2016 has been quite a year (to say the least). Before we look ahead to 2017, our Innovation team took the time to reflect on the year that was by chosing our favorite 2016 posts. This year, the Health Experience Project has posted hundreds of articles across health, digital, communications and consumer topics. From organizations asking their employees to play hooky on the company dime to patients sharing their deepest secrets with smartphones, we haven’t run out of interesting topics yet. We hope you enjoy looking back on our favorites as much as we’ve loved writing them!
Take an Unsick Day – Linda Adams
Healthcare scheduling service Zocdoc uncovered the fact that 86% of Americans frequently cancel doctor visits and dentist appointments due to work demands. Inspired by this fact, they partnered with ad agency Office of Baby to champion “Unsick days.” These allow companies to encourage their employees to take a proactive role in good health, and many big names are already on board, including Virgin Hotels and Foursquare. “Zocdoc does benefit when people start seeing the doctor regularly,” admitted Nathan Frank, Chief Creative Officer for the company, “but so do the people who start seeing the doctor, the businesses that employ them, and everybody else involved.” We hope more businesses find creative solutions like this that benefit their bottom line while making social changes for good.

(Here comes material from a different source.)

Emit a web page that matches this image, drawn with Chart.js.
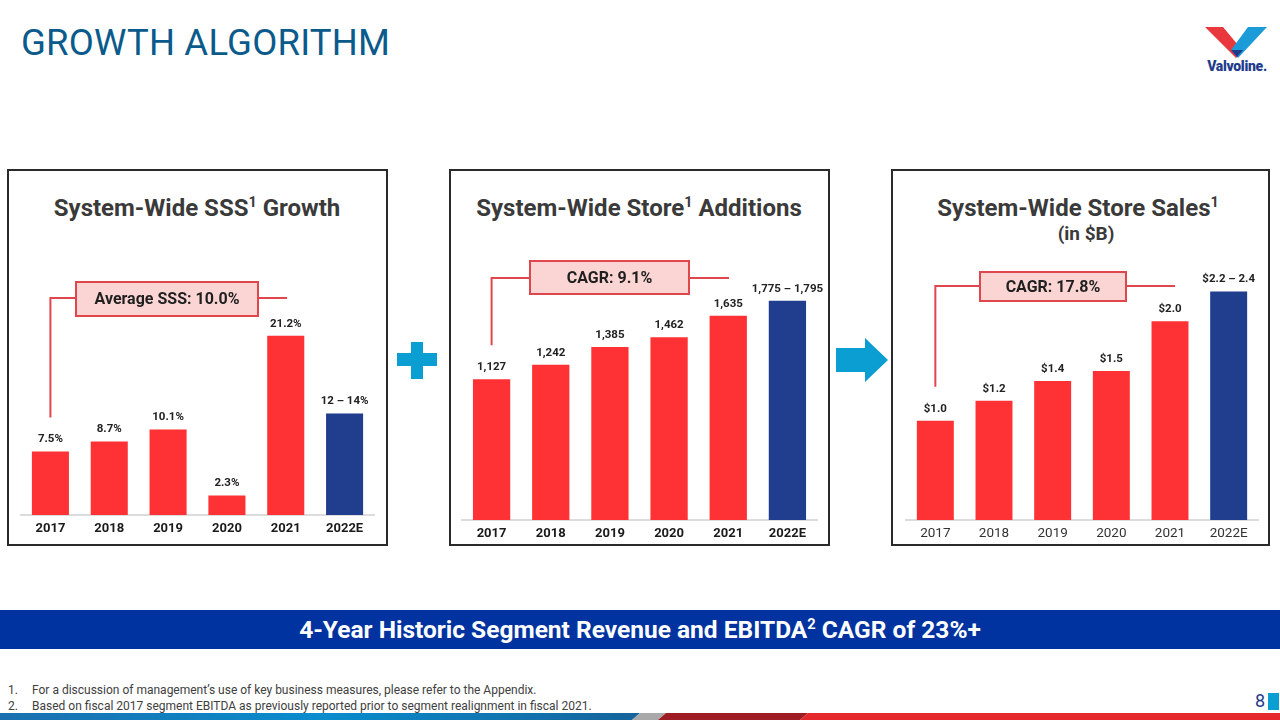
<!DOCTYPE html>
<html>
<head>
<meta charset="utf-8">
<script src="https://cdn.jsdelivr.net/npm/chart.js@4.4.0/dist/chart.umd.min.js"></script>
<style>
html,body{margin:0;padding:0;background:#fff;}
body{width:1280px;height:720px;position:relative;overflow:hidden;font-family:Roboto,"Noto Sans",sans-serif;}
.panel{position:absolute;border:2px solid #2a2a2a;box-sizing:border-box;}
.ptitle{position:absolute;font-weight:700;font-size:24px;color:#3a3a3a;white-space:nowrap;transform:translateX(-50%);line-height:1;}
.sub{position:absolute;font-weight:700;font-size:19px;color:#3a3a3a;white-space:nowrap;transform:translateX(-50%);line-height:1;}
.sup{font-size:0.6em;position:relative;top:-0.6em;}
canvas{position:absolute;}
#maintitle{position:absolute;left:21px;top:25px;font-size:36.5px;color:#0b5a8c;line-height:1;letter-spacing:0.2px;}
#band{position:absolute;left:0;top:610px;width:1280px;height:39px;background:#0033a0;color:#fff;font-weight:700;font-size:24.5px;text-align:center;line-height:40px;}
#band .sup{font-size:0.6em;top:-0.6em;}
.fn{position:absolute;font-size:12px;color:#404040;white-space:nowrap;line-height:1;}
#pg{position:absolute;left:1255px;top:692px;font-size:18px;color:#1f3c8c;line-height:1;}
#pgsq{position:absolute;left:1268px;top:693px;width:11px;height:17px;background:#0a9fd3;}
</style>
</head>
<body>
<div id="maintitle">GROWTH ALGORITHM</div>

<svg style="position:absolute;left:0;top:0" width="1280" height="720">
  <!-- logo -->
  <polygon points="1205,27 1223,27 1243,51 1236,58" fill="#e8383d"/>
  <polygon points="1248,27 1267,27 1238,58 1231,50" fill="#1b9bd7"/>
  <polygon points="1231,50 1243,50 1237,57" fill="#1f3c8c"/>
  <text x="1237" y="71" text-anchor="middle" font-family="Roboto" font-weight="900" font-size="14" fill="#1f3c8c" letter-spacing="-0.3">Valvoline.</text>
  <!-- plus -->
  <rect x="397" y="353" width="40" height="13" fill="#0b9ed3"/>
  <rect x="411" y="342" width="12" height="37" fill="#0b9ed3"/>
  <!-- arrow -->
  <polygon points="836,348 865,348 865,338 888,360 865,382 865,372 836,372" fill="#0b9ed3"/>
  <!-- stripe -->
  <defs>
    <linearGradient id="bl" x1="0" x2="1" y1="0" y2="0">
      <stop offset="0" stop-color="#1a6fae"/>
      <stop offset="0.5" stop-color="#0a8ccd"/>
      <stop offset="1" stop-color="#16639a"/>
    </linearGradient>
  </defs>
  <polygon points="0,713 640,713 632,720 0,720" fill="url(#bl)"/>
  <polygon points="640,713 666,713 658,720 632,720" fill="#a9a9a9"/>
  <polygon points="666,713 808,713 800,720 658,720" fill="#9e1c24"/>
  <polygon points="808,713 1280,713 1280,720 800,720" fill="#e5282c"/>
</svg>

<div class="panel" style="left:7px;top:169px;width:381px;height:377px;"></div>
<div class="panel" style="left:449px;top:169px;width:381px;height:377px;"></div>
<div class="panel" style="left:891px;top:169px;width:379px;height:377px;"></div>

<div class="ptitle" style="left:197px;top:196px;">System-Wide SSS<span class="sup">1</span> Growth</div>
<div class="ptitle" style="left:639px;top:196px;">System-Wide Store<span class="sup">1</span> Additions</div>
<div class="ptitle" style="left:1078px;top:196px;">System-Wide Store Sales<span class="sup">1</span></div>
<div class="sub" style="left:1086px;top:224px;">(in $B)</div>

<canvas id="c1" width="393" height="309" style="left:1px;top:230px;"></canvas>
<canvas id="c2" width="395" height="314" style="left:442px;top:230px;"></canvas>
<canvas id="c3" width="376" height="314" style="left:886px;top:230px;"></canvas>

<div id="band">4-Year Historic Segment Revenue and EBITDA<span class="sup">2</span> CAGR of 23%+</div>

<div class="fn" style="left:8px;top:684px;">1.</div>
<div class="fn" style="left:32px;top:684px;">For a discussion of management’s use of key business measures, please refer to the Appendix.</div>
<div class="fn" style="left:8px;top:700px;">2.</div>
<div class="fn" style="left:32px;top:700px;">Based on fiscal 2017 segment EBITDA as previously reported prior to segment realignment in fiscal 2021.</div>

<div id="pg">8</div>
<div id="pgsq"></div>

<script>
// ---- data ----
const years = ['2017', '2018', '2019', '2020', '2021', '2022E'];
const sssValues = [7.5, 8.7, 10.1, 2.3, 21.2, 12];
const sssLabels = ['7.5%', '8.7%', '10.1%', '2.3%', '21.2%', '12 – 14%'];
const storeValues = [1127, 1242, 1385, 1462, 1635, 1755];
const storeLabels = ['1,127', '1,242', '1,385', '1,462', '1,635', '1,775 – 1,795'];
const salesValues = [1.0, 1.2, 1.4, 1.5, 2.0, 2.3];
const salesLabels = ['$1.0', '$1.2', '$1.4', '$1.5', '$2.0', '$2.2 – 2.4'];
const sssCallout = 'Average SSS: 10.0%';
const storeCallout = 'CAGR: 9.1%';
const salesCallout = 'CAGR: 17.8%';

const RED = '#fe3235';
const NAVY = '#203d8e';
const barColors = years.map((y, i) => i === years.length - 1 ? NAVY : RED);

const valueLabelPlugin = {
  id: 'valueLabels',
  afterDatasetsDraw(chart, args, opts) {
    const ctx = chart.ctx;
    const meta = chart.getDatasetMeta(0);
    ctx.save();
    ctx.font = '700 11.5px Roboto';
    ctx.fillStyle = '#222';
    ctx.textAlign = 'center';
    ctx.textBaseline = 'middle';
    meta.data.forEach((el, i) => {
      ctx.fillText(opts.labels[i], el.x, el.y - 12);
    });
    ctx.restore();
  }
};

const calloutPlugin = {
  id: 'callout',
  afterDatasetsDraw(chart, args, o) {
    const ctx = chart.ctx;
    const el = chart.getDatasetMeta(0).data[0];
    const ox = o.ox, oy = o.oy;
    const lineY = o.lineY - oy;
    const bl = o.boxL - ox, br = o.boxR - ox, bt = o.boxT - oy, bb = o.boxB - oy;
    ctx.save();
    ctx.strokeStyle = '#e0474c';
    ctx.lineWidth = 2;
    ctx.beginPath();
    ctx.moveTo(el.x, el.y - 34);
    ctx.lineTo(el.x, lineY);
    ctx.lineTo(bl, lineY);
    ctx.moveTo(br, lineY);
    ctx.lineTo(o.lineEnd - ox, lineY);
    ctx.stroke();
    ctx.fillStyle = '#fbd4d4';
    ctx.fillRect(bl, bt, br - bl, bb - bt);
    ctx.strokeRect(bl, bt, br - bl, bb - bt);
    ctx.fillStyle = '#1f1f1f';
    ctx.font = '700 16px Roboto';
    ctx.textAlign = 'center';
    ctx.textBaseline = 'middle';
    ctx.fillText(o.text, (bl + br) / 2, (bt + bb) / 2 + 1);
    ctx.restore();
  }
};

function makeChart(id, values, labels, yMax, tickFont, tickColor, pad, callout) {
  return new Chart(document.getElementById(id), {
    type: 'bar',
    data: {
      labels: years,
      datasets: [{
        data: values,
        backgroundColor: barColors,
        borderWidth: 0,
        barPercentage: 0.63,
        categoryPercentage: 1.0
      }]
    },
    options: {
      responsive: false,
      animation: false,
      devicePixelRatio: 1,
      layout: { padding: pad },
      plugins: {
        legend: { display: false },
        tooltip: { enabled: false },
        valueLabels: { labels: labels },
        callout: callout
      },
      scales: {
        y: { display: false, min: 0, max: yMax },
        x: {
          grid: { display: false, drawTicks: false },
          border: { display: true, color: '#dcdcdc', width: 2 },
          ticks: { font: tickFont, color: tickColor, padding: 6 },
          afterFit: (s) => { s.height = 24; }
        }
      }
    },
    plugins: [valueLabelPlugin, calloutPlugin]
  });
}

makeChart('c1', sssValues, sssLabels, 33.7,
  { family: 'Roboto', size: 13, weight: '700' }, '#1a1a1a', { left: 20, right: 20, top: 0, bottom: 0 },
  { text: sssCallout, ox: 1, oy: 230, lineY: 298, boxL: 76, boxR: 258, boxT: 282, boxB: 316, lineEnd: 287 });

makeChart('c2', storeValues, storeLabels, 2321,
  { family: 'Roboto', size: 13, weight: '700' }, '#1a1a1a', { left: 20, right: 20, top: 0, bottom: 0 },
  { text: storeCallout, ox: 442, oy: 230, lineY: 278, boxL: 530, boxR: 689, boxT: 261, boxB: 294, lineEnd: 729 });

makeChart('c3', salesValues, salesLabels, 2.92,
  { family: 'Roboto', size: 13.5, weight: '400' }, '#333', { left: 20, right: 4, top: 0, bottom: 0 },
  { text: salesCallout, ox: 886, oy: 230, lineY: 286, boxL: 980, boxR: 1126, boxT: 272, boxB: 301, lineEnd: 1175 });
</script>
</body>
</html>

Snapchat Provides a Lens to Thinking Around The Pill—Zach Friedman
Social media giant Snapchat made headlines by launching a physical product (Spectacles) that allows wearers to capture short POV videos and upload them on the fly. This move allowed the brand to redefine itself as Snap Inc., a company that’s much more than an app. Plenty of other brands from GE to Nike are following suit and expanding offerings outside of their traditional space. These moves set the stage for Pharma companies’ traditional “beyond the pill” mindset to expand to “around the pill” thinking.
A Trusted Confidante—Jeff Giermek
While many people blush at the thought of sharing details of their personal health with even their closest friends and family, they don’t bat an eye when typing graphic health inquiries into their smartphones. This insight inspired health researchers to leverage a smartphone app to help capture more accurate data in studies in real time. Jeff noted “the use of apps has the power to carve out brand new paths of research and even to revisit and challenge long-standing thinking on certain conditions that have primarily relied on patient/doctor face-to-face interactions to gather data.”

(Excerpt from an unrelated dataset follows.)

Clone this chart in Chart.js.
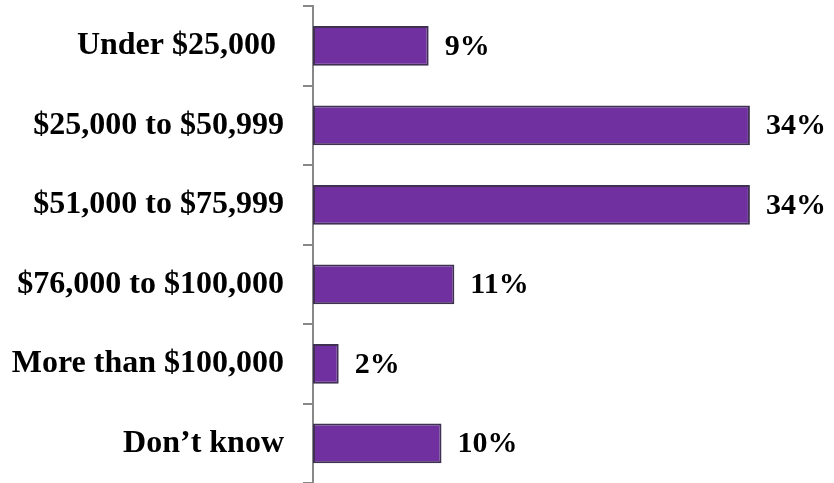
<!DOCTYPE html>
<html>
<head>
<meta charset="utf-8">
<script src="https://cdn.jsdelivr.net/npm/chart.js@4.4.1/dist/chart.umd.min.js"></script>
<style>
  body { margin: 0; background: #fff; }
  canvas { display: block; }
</style>
</head>
<body>
<canvas id="incomeChart" width="834" height="483"></canvas>
<script>
// Income brackets and share of respondents (%)
const categories = [
    'Under $25,000 ',
    '$25,000 to $50,999',
    '$51,000 to $75,999',
    '$76,000 to $100,000',
    'More than $100,000',
    'Don\u2019t know'
];
const percentages = [9, 34, 34, 11, 2, 10];

const serif = '"Liberation Serif", "Times New Roman", serif';

// Draw the value labels at the end of each bar
const valueLabels = {
    id: 'valueLabels',
    afterDatasetsDraw(chart) {
        const ctx = chart.ctx;
        const meta = chart.getDatasetMeta(0);
        ctx.save();
        ctx.font = 'bold 30px ' + serif;
        ctx.fillStyle = '#000';
        ctx.textAlign = 'left';
        ctx.textBaseline = 'middle';
        meta.data.forEach((bar, i) => {
            ctx.fillText(percentages[i] + '%', bar.x + 16, bar.y + 1);
        });
        ctx.restore();
    }
};

const ctx = document.getElementById('incomeChart').getContext('2d');
new Chart(ctx, {
    type: 'bar',
    data: {
        labels: categories,
        datasets: [{
            data: percentages,
            backgroundColor: '#7030A0',
            borderColor: '#3F3151',
            borderWidth: 2,
            borderSkipped: false,
            barPercentage: 0.5,
            categoryPercentage: 1
        }]
    },
    options: {
        indexAxis: 'y',
        responsive: false,
        animation: false,
        layout: {
            padding: { top: 6, right: 7, bottom: -1, left: 0 }
        },
        plugins: {
            legend: { display: false },
            tooltip: { enabled: false }
        },
        scales: {
            x: {
                display: false,
                min: 0,
                max: 40
            },
            y: {
                afterFit(scale) {
                    // fixed axis position, no extra label padding top/bottom
                    scale.width = 313;
                    scale.paddingTop = 0;
                    scale.paddingBottom = 0;
                },
                border: { color: '#888', width: 2 },
                grid: {
                    drawOnChartArea: false,
                    drawTicks: true,
                    tickLength: 10,
                    color: '#888',
                    lineWidth: 2,
                    offset: true
                },
                ticks: {
                    color: '#000',
                    padding: 19,
                    font: { family: serif, size: 32, weight: 'bold' }
                }
            }
        }
    },
    plugins: [valueLabels]
});
</script>
</body>
</html>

“264 vaccines in the pipeline. $173b saved in cancer-related costs. 883,000 fewer hospitalizations per year. These are just a few of the many stats The Biotechnology Innovation Organization (BIO) promotes on their new website, innovationsaves.life… BIO also brings in the human aspect of the pharmaceutical R&D landscape and how these innovations are saving lives.” Mr. Glenn noted that too often the good work the Pharma industry does everyday gets lost in bleak headlines. BIO is doing great work to humanize the industry and inspire a new generation with hope.
Cancer’s Greatest Vulnerability is Knowledge—Leigh Householder
MD Anderson’s Moonshot to End Cancer aims to fight the disease that 1 in 3 men and 1 in 4 women will face in their lifetimes. Proponents believe that we stand at the edge of an historic shift in the pace of advancements against the disease, and the program is connecting brilliant minds with the funds and support to drive progress forward. Ronald A. DePinho, M.D., President of The University of Texas MD Anderson Cancer Center stated “we are in a position for the first time of bending the arc of major diseases and the first to fall to the axe of science will be cancer.” We wish them Godspeed.
Recent advancements in technology allowed researchers in Brazil to demonstrate clinically significant improvements in what were thought to be irreversible paralyses. By combining virtual reality and brain-machine interfaces, paralyzed patients could “see” themselves walking while a mechanically actuated exoskeleton moved their limbs for them. All 8 patients in the study showed progress, and half improved so much that their paralysis had to be reclassified as a less severe type.